Así se consolida el perfil de un papa sencillo, un hincha de San Lorenzo que rechaza el boato y los centros del poder, enfocándose en la periferia y los sacrificados misioneros que conviven con los más pobres y desamparados en los miserables suburbios de las ciudades o en las heladas y solitarias estepas de Mongolia.
Con admiración creciente, Cercas insiste en verlo como un anticlerical enfrentado siempre con el ala más retardataria y elitista de la Iglesia. Y con esa nostalgia infantil de las certezas, busca que Su Santidad le confirme si existe la vida eterna y la resurrección de la carne, o sea, la promesa esencial del cristianismo que consta al final del credo.

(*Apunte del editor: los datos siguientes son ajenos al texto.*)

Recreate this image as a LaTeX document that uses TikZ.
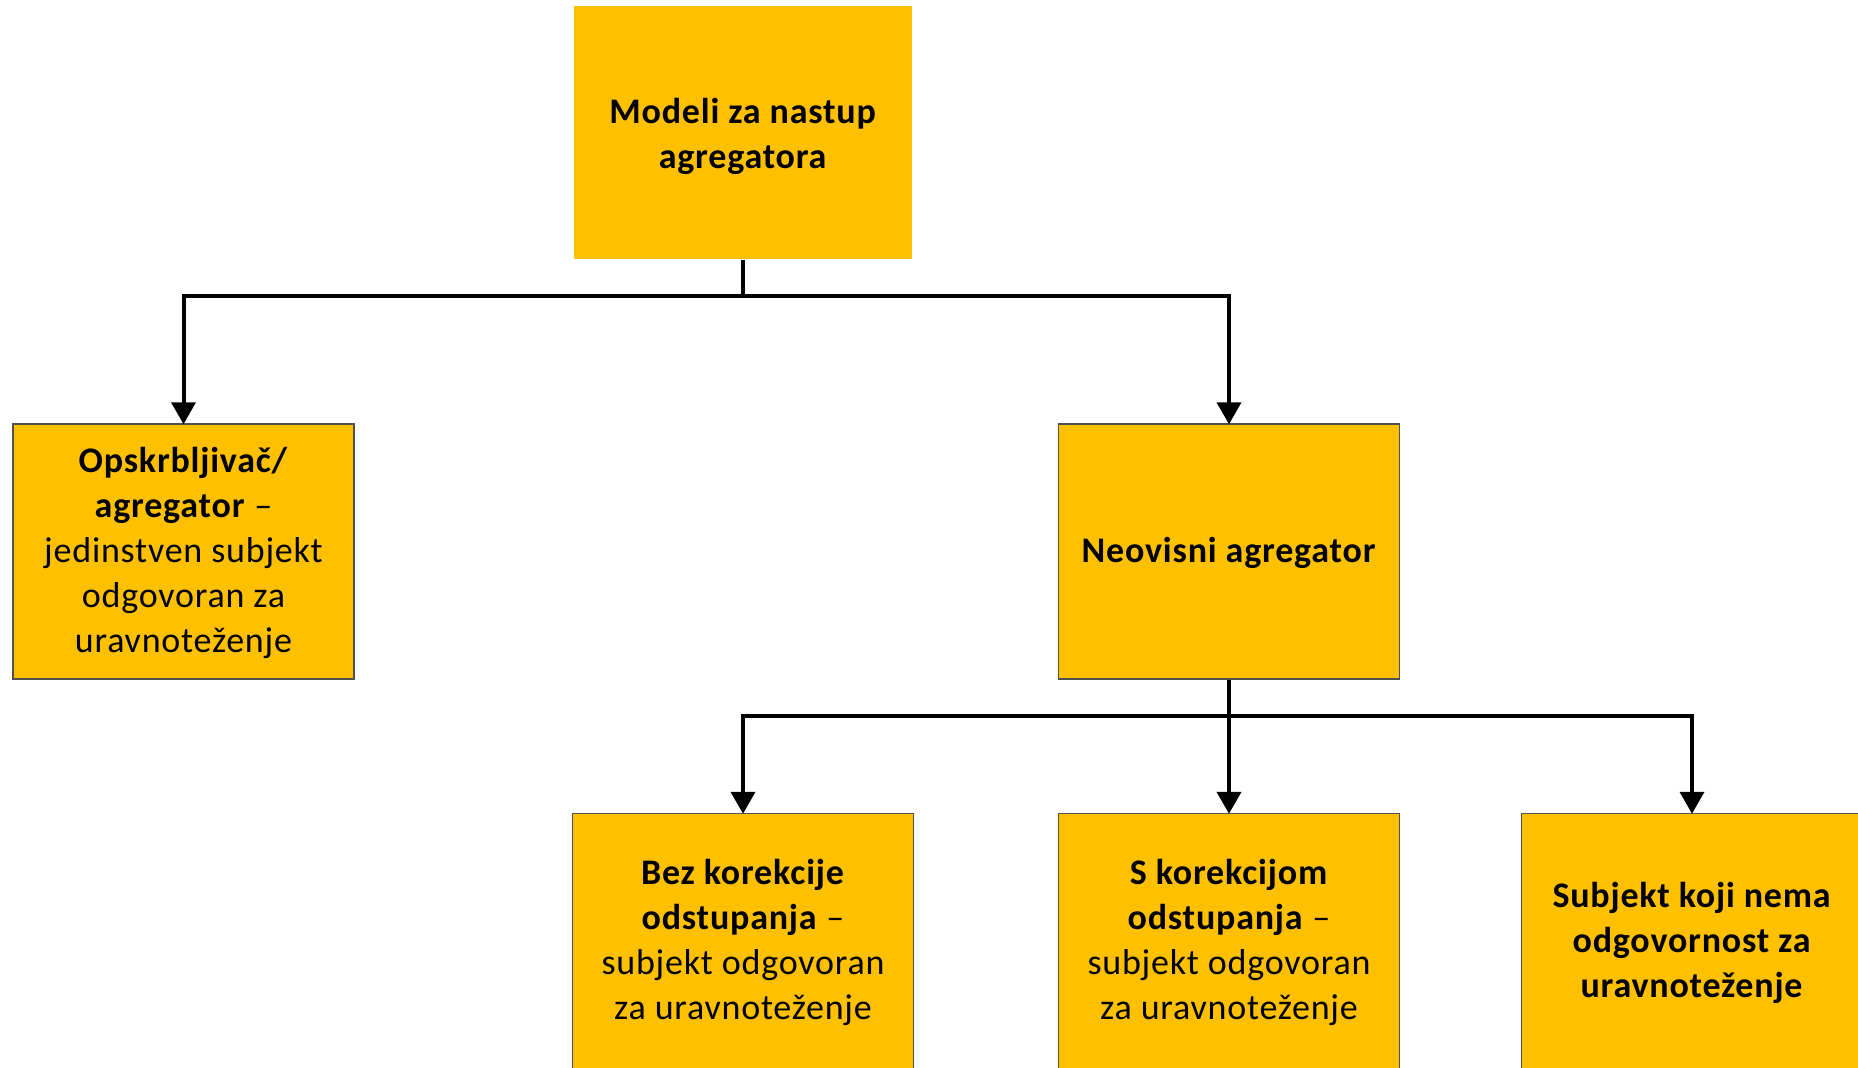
\documentclass[tikz,border=0pt]{standalone}
\usepackage{fontspec}
\setmainfont{Carlito}[LetterSpace=2.2]
\usetikzlibrary{arrows.meta}
\definecolor{gold}{HTML}{FFC000}
\definecolor{edge}{HTML}{505050}
\tikzset{
  box/.style={rectangle, fill=gold, draw=edge, line width=1.5pt, inner sep=0pt,
    minimum width=341pt, minimum height=255pt},
  txt/.style={inner sep=0pt, align=center, font=\fontsize{36}{45}\selectfont},
  conn/.style={line width=4pt, draw=black},
  arr/.style={conn, -{Triangle[width=24pt,length=22pt]}, shorten >=-1pt},
}
\begin{document}
\begin{tikzpicture}[x=1pt,y=-1pt]
\useasboundingbox (0,0) rectangle (1858,1068);
\clip (0,0) rectangle (1858,1068);
\node[box, draw=none, minimum width=338pt, minimum height=253pt] (top) at (743,132.5) {};
\node[box] (left) at (183.5,551.5) {};
\node[box] (neo) at (1229,551.5) {};
\node[box] (b1) at (743,941) {};
\node[box] (b2) at (1229,941) {};
\node[box] (b3) at (1692,941) {};
\node[txt] (ttop) at ([yshift=-3.5pt]top.center) {\textbf{Modeli za nastup}\\\textbf{agregatora}};
\node[txt] (tleft) at ([yshift=-1.5pt]left.center)
  {\textbf{Opskrbljivač/}\\\textbf{agregator} –\\jedinstven subjekt\\odgovoran za\\uravnoteženje};
\node[txt] (tneo) at ([yshift=-1.5pt]neo.center) {\textbf{Neovisni agregator}};
\node[txt] (tb1) at ([yshift=-1.5pt]b1.center) {\textbf{Bez korekcije}\\\textbf{odstupanja} –\\subjekt odgovoran\\za uravnoteženje};
\node[txt] (tb2) at ([yshift=-1.5pt]b2.center) {\textbf{S korekcijom}\\\textbf{odstupanja} –\\subjekt odgovoran\\za uravnoteženje};
\node[txt] (tb3) at ([yshift=-1.5pt]b3.center) {\textbf{Subjekt koji nema}\\\textbf{odgovornost za}\\\textbf{uravnoteženje}};
\coordinate (j1) at (743,296);
\coordinate (j2) at (1229,716);
\draw[conn] (top.south) -- (j1);
\draw[conn, line cap=rect] (left.north |- j1) -- (neo.north |- j1);
\draw[arr] (left.north |- j1) -- (left.north);
\draw[arr] (neo.north |- j1) -- (neo.north);
\draw[conn, line cap=rect] (b1.north |- j2) -- (b3.north |- j2);
\draw[arr] (neo.south) -- (b2.north);
\draw[arr] (b1.north |- j2) -- (b1.north);
\draw[arr] (b3.north |- j2) -- (b3.north);
\end{tikzpicture}
\end{document}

Sin embargo, la gran pregunta que deberíamos plantear, no al papa, cuya respuesta es obvia, sino a los creyentes duros y blandos es: ¿para qué diablos quieren la vida eterna? ¿No les bastó con ésta? ¿Imaginan el horror que significa seguir siendo uno mismo por el resto de la eternidad?
Terminaba sin demasiado entusiasmo el texto de Cercas cuando me enteré que había muerto Mario Vargas Llosa. Otro rato hablaré de la inmensa importancia que tuvo para mi generación; aquí viene al caso lo que declaró a la BBC hace algunos años: “La muerte a mí no me angustia. Hombre, la vida tiene eso de maravilloso: si viviéramos para siempre sería enormemente aburrida, mecánica. Si fuéramos eternos sería algo espantoso. Creo que la vida es tan maravillosa precisamente porque tiene un fin”.
Por el contrario, los personajes de ficción que él creó, ellos sí que gozan del don de la inmortalidad y seguirán amando y odiando y corriendo aventuras cada vez que un lector se embarque en alguna de sus novelas, porque son las creaciones de la imaginación humana las que trascienden las barreras de la vida y la muerte, del tiempo y el espacio.
Y entre esas creaciones, ninguna más poderosa, fabulosa y perdurable que la religión, con sus dioses y demonios, sus cielos, sus infiernos y todas las historias tejidas alrededor. Hoy, sin ir más lejos, sábado santo, sábado de silencio, se recuerda que Cristo muerto desciende a los infiernos y que mañana resucitará, dando pie al mito de la resurrección de la carne y la vida perdurable.
Ente tanto, pueden calentar la media olla de fanesca que sobró de ayer, siempre que no sea dulce.